▶ [Data excerpt]
:::::

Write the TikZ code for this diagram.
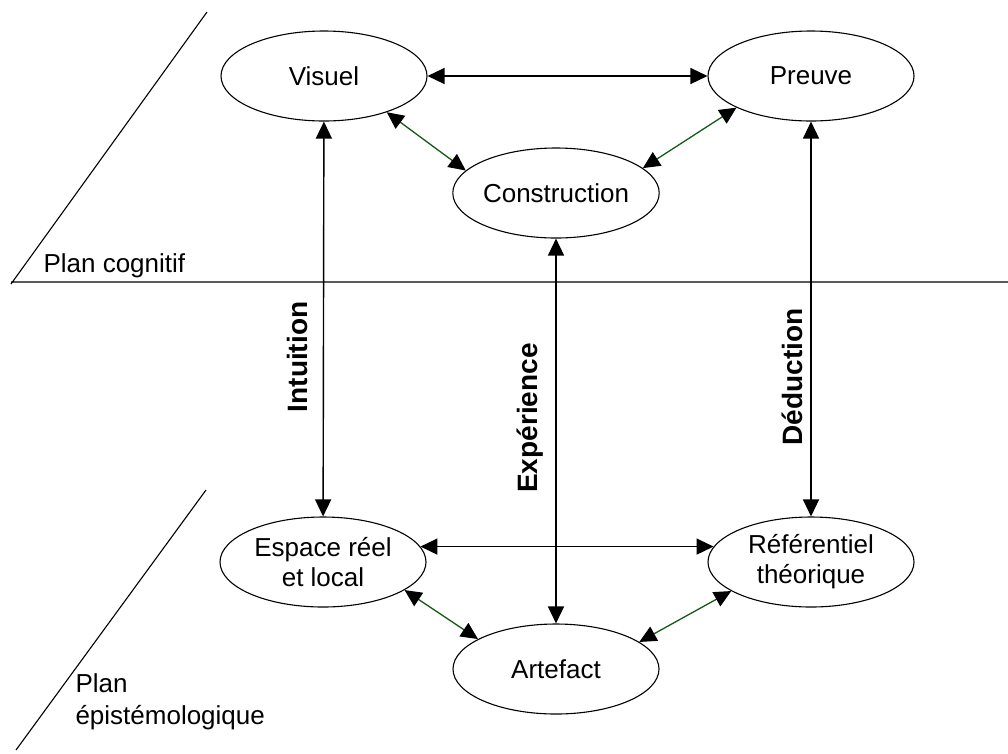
\documentclass[tikz,border=0pt]{standalone}
\usepackage{fontspec}
\setmainfont{Liberation Sans}
\usetikzlibrary{arrows.meta,shapes.geometric}
\definecolor{darkgr}{RGB}{20,90,20}
\begin{document}
\begin{tikzpicture}[x=1pt,y=-1pt,line join=round,
	>={Triangle[length=17pt,width=16pt]},
	bulle/.style={draw,ellipse,line width=1.1pt,minimum width=206pt,minimum height=90pt,inner sep=0pt,align=center,font=\fontsize{26}{30}\selectfont},
	lien/.style={<->,line width=1.4pt},
	liendiag/.style={{Triangle[length=17pt,width=16pt,black]}-{Triangle[length=17pt,width=16pt,black]},line width=1.3pt,darkgr},
	etiq/.style={font=\bfseries\fontsize{28}{32}\selectfont,rotate=90}]
	\useasboundingbox (0,0) rectangle (1008,753);
	\draw[line width=1.1pt] (207,12)--(11,284) (11,282)--(1008,282);
	\draw[line width=1.1pt] (206,490)--(16,750);
	\node[anchor=base west,font=\fontsize{26}{30}\selectfont] (plancog) at (40,272) {Plan cognitif};
	\node[anchor=base west,align=left,font=\fontsize{26}{32}\selectfont] (planepi) at (72,724) {Plan\\épistémologique};
	\node[bulle] (visuel) at (324,76) {Visuel};
	\node[bulle] (preuve) at (811,76) {Preuve};
	\node[bulle] (constr) at (556,193) {Construction};
	\node[bulle] (espace) at (323,562) {Espace réel\\et local};
	\node[bulle] (refer) at (811,562) {Référentiel\\théorique};
	\node[bulle] (artef) at (556,669) {Artefact};
	\draw[lien] (visuel) -- (preuve);
	\draw[lien] (visuel) -- (espace);
	\draw[lien] (preuve) -- (refer);
	\draw[lien] (constr) -- (artef);
	\draw[lien] (espace.9) -- (refer.171);
	\draw[liendiag] (visuel.-30) -- (constr.166);
	\draw[liendiag] (preuve.203) -- (constr.16);
	\draw[liendiag] (espace.-19) -- (artef.159);
	\draw[liendiag] (refer.200) -- (artef.18);
	\node[etiq] (intuit) at (297,357) {Intuition};
	\node[etiq] (exper) at (530,418) {Expérience};
	\node[etiq] (deduc) at (792,377) {Déduction};
\end{tikzpicture}
\end{document}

:::::

▶ [Problem to work on] Make an exact copy of the listing above. Do not include the pictures.

▶ [Output of the exercise]
Write the TikZ code for this diagram.
\documentclass[tikz,border=0pt]{standalone}
\usepackage{fontspec}
\setmainfont{Liberation Sans}
\usetikzlibrary{arrows.meta,shapes.geometric}
\definecolor{darkgr}{RGB}{20,90,20}
\begin{document}
\begin{tikzpicture}[x=1pt,y=-1pt,line join=round,
	>={Triangle[length=17pt,width=16pt]},
	bulle/.style={draw,ellipse,line width=1.1pt,minimum width=206pt,minimum height=90pt,inner sep=0pt,align=center,font=\fontsize{26}{30}\selectfont},
	lien/.style={<->,line width=1.4pt},
	liendiag/.style={{Triangle[length=17pt,width=16pt,black]}-{Triangle[length=17pt,width=16pt,black]},line width=1.3pt,darkgr},
	etiq/.style={font=\bfseries\fontsize{28}{32}\selectfont,rotate=90}]
	\useasboundingbox (0,0) rectangle (1008,753);
	\draw[line width=1.1pt] (207,12)--(11,284) (11,282)--(1008,282);
	\draw[line width=1.1pt] (206,490)--(16,750);
	\node[anchor=base west,font=\fontsize{26}{30}\selectfont] (plancog) at (40,272) {Plan cognitif};
	\node[anchor=base west,align=left,font=\fontsize{26}{32}\selectfont] (planepi) at (72,724) {Plan\\épistémologique};
	\node[bulle] (visuel) at (324,76) {Visuel};
	\node[bulle] (preuve) at (811,76) {Preuve};
	\node[bulle] (constr) at (556,193) {Construction};
	\node[bulle] (espace) at (323,562) {Espace réel\\et local};
	\node[bulle] (refer) at (811,562) {Référentiel\\théorique};
	\node[bulle] (artef) at (556,669) {Artefact};
	\draw[lien] (visuel) -- (preuve);
	\draw[lien] (visuel) -- (espace);
	\draw[lien] (preuve) -- (refer);
	\draw[lien] (constr) -- (artef);
	\draw[lien] (espace.9) -- (refer.171);
	\draw[liendiag] (visuel.-30) -- (constr.166);
	\draw[liendiag] (preuve.203) -- (constr.16);
	\draw[liendiag] (espace.-19) -- (artef.159);
	\draw[liendiag] (refer.200) -- (artef.18);
	\node[etiq] (intuit) at (297,357) {Intuition};
	\node[etiq] (exper) at (530,418) {Expérience};
	\node[etiq] (deduc) at (792,377) {Déduction};
\end{tikzpicture}
\end{document}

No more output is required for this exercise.